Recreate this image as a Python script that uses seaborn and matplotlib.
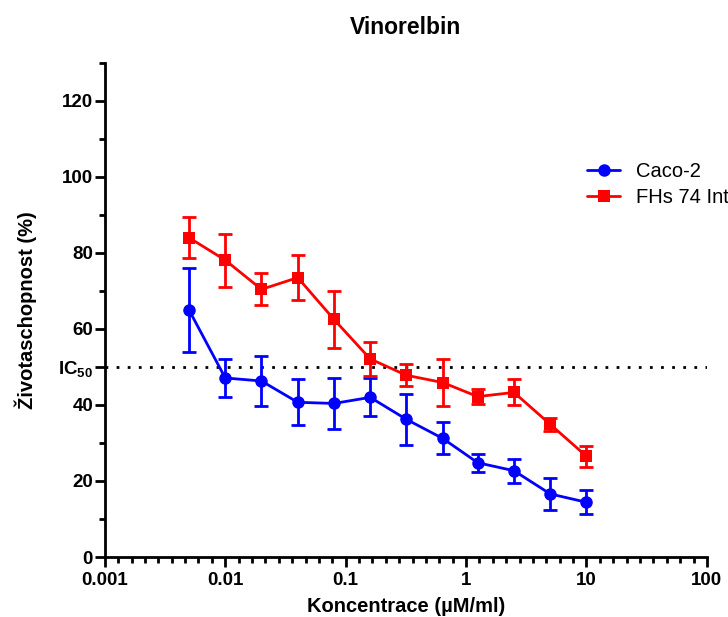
import numpy as np
import pandas as pd
import seaborn as sns
import matplotlib
matplotlib.use('Agg')
import matplotlib.pyplot as plt
from matplotlib.ticker import FixedLocator, NullFormatter

# Data
concentrations = [0.005, 0.01, 0.02, 0.04, 0.08, 0.16, 0.32, 0.64, 1.25, 2.5, 5, 10]
caco2_mean = [65.0, 47.1, 46.3, 40.7, 40.4, 42.0, 36.2, 31.2, 24.8, 22.7, 16.6, 14.4]
caco2_err = [11.0, 5.0, 6.6, 6.0, 6.7, 5.0, 6.8, 4.2, 2.4, 3.2, 4.1, 3.1]
fhs_mean = [84.0, 78.1, 70.4, 73.5, 62.5, 52.1, 47.8, 45.9, 42.2, 43.3, 34.9, 26.5]
fhs_err = [5.4, 7.0, 4.2, 6.0, 7.5, 4.4, 2.9, 6.1, 2.0, 3.4, 1.7, 2.8]
series_names = ['Caco-2', 'FHs 74 Int']
series_colors = ['#0000ff', '#ff0000']
series_markers = ['o', 's']
y_ticks = [0, 20, 40, 50, 60, 80, 100, 120]
y_ticklabels = ['0', '20', '40', r'IC$_{\mathbf{50}}$', '60', '80', '100', '120']
x_ticks = [0.001, 0.01, 0.1, 1, 10, 100]
x_ticklabels = ['0.001', '0.01', '0.1', '1', '10', '100']

df = pd.DataFrame({
    'konc': concentrations * 2,
    'viab': caco2_mean + fhs_mean,
    'err': caco2_err + fhs_err,
    'line': [series_names[0]] * len(concentrations) + [series_names[1]] * len(concentrations),
})

sns.set_style('ticks')
plt.rcParams['font.family'] = ['Liberation Sans', 'DejaVu Sans']
plt.rcParams['mathtext.fontset'] = 'custom'
plt.rcParams['mathtext.rm'] = 'Liberation Sans'
plt.rcParams['mathtext.bf'] = 'Liberation Sans:bold'
plt.rcParams['text.color'] = 'black'
plt.rcParams['axes.labelcolor'] = 'black'
plt.rcParams['xtick.color'] = 'black'
plt.rcParams['ytick.color'] = 'black'

fig = plt.figure(figsize=(7.28, 6.17), dpi=100)
ax = fig.add_axes([0.144, 0.0972, 0.827, 0.801])

# IC50 reference line
ax.axhline(50, color='black', linestyle=(0, (1, 3)), linewidth=2, zorder=1)

for name, color in zip(series_names, series_colors):
    sub = df[df['line'] == name]
    ax.errorbar(sub['konc'], sub['viab'], yerr=sub['err'], fmt='none',
                ecolor=color, elinewidth=2, capsize=5, capthick=2, zorder=2)

sns.lineplot(data=df, x='konc', y='viab', hue='line', style='line',
             palette=series_colors, markers=series_markers, dashes=False,
             markersize=9, markeredgewidth=0, linewidth=2, ax=ax, zorder=3)

ax.set_xscale('log')
ax.set_xlim(0.001, 100)
ax.set_ylim(0, 130)

ax.xaxis.set_major_locator(FixedLocator(x_ticks))
ax.set_xticklabels(x_ticklabels)
minor_x = [10 ** (k + j / 9) for k in range(-3, 2) for j in range(1, 9)]
ax.xaxis.set_minor_locator(FixedLocator(minor_x))
ax.xaxis.set_minor_formatter(NullFormatter())

ax.yaxis.set_major_locator(FixedLocator(y_ticks))
ax.set_yticklabels(y_ticklabels)
ax.yaxis.set_minor_locator(FixedLocator([10, 30, 70, 90, 110, 130]))

for spine in ['top', 'right']:
    ax.spines[spine].set_visible(False)
for spine in ['left', 'bottom']:
    ax.spines[spine].set_linewidth(2)
    ax.spines[spine].set_color('black')

ax.tick_params(axis='both', which='major', length=7, width=2, labelsize=13.5,
               colors='black')
ax.tick_params(axis='y', which='major', pad=1.5)
ax.tick_params(axis='x', which='major', pad=4)
ax.tick_params(axis='both', which='minor', length=4, width=2, colors='black')
for lbl in ax.get_xticklabels() + ax.get_yticklabels():
    lbl.set_fontweight('bold')

ax.set_xlabel('Koncentrace (µM/ml)', fontsize=14.5, fontweight='bold')
ax.xaxis.label.set_va('center')
ax.xaxis.set_label_coords(0.5, (557 - 606) / 494)
ax.set_ylabel('Životaschopnost (%)', fontsize=14.5, fontweight='bold')
ax.yaxis.label.set_va('center')
ax.yaxis.set_label_coords((26 - 105) / 602, 0.5)
ax.set_title('Vinorelbin', fontsize=16.5, fontweight='bold', pad=21, color='black')

handles, labels = ax.get_legend_handles_labels()
leg = ax.legend(handles, labels, loc='upper left', bbox_to_anchor=(0.782, 0.767),
                bbox_transform=fig.transFigure, frameon=False, fontsize=14.5,
                handlelength=1.6, handletextpad=0.8, labelspacing=0.35)

fig.savefig('out.png', dpi=100)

_Exercise requirements_: Without the pictures, please reproduce each line of the listing above exactly, from the first one through the line bearing "from matplotlib.ticker import".

_Solution for this task_:
Recreate this image as a Python script that uses seaborn and matplotlib.
import numpy as np
import pandas as pd
import seaborn as sns
import matplotlib
matplotlib.use('Agg')
import matplotlib.pyplot as plt
from matplotlib.ticker import FixedLocator, NullFormatter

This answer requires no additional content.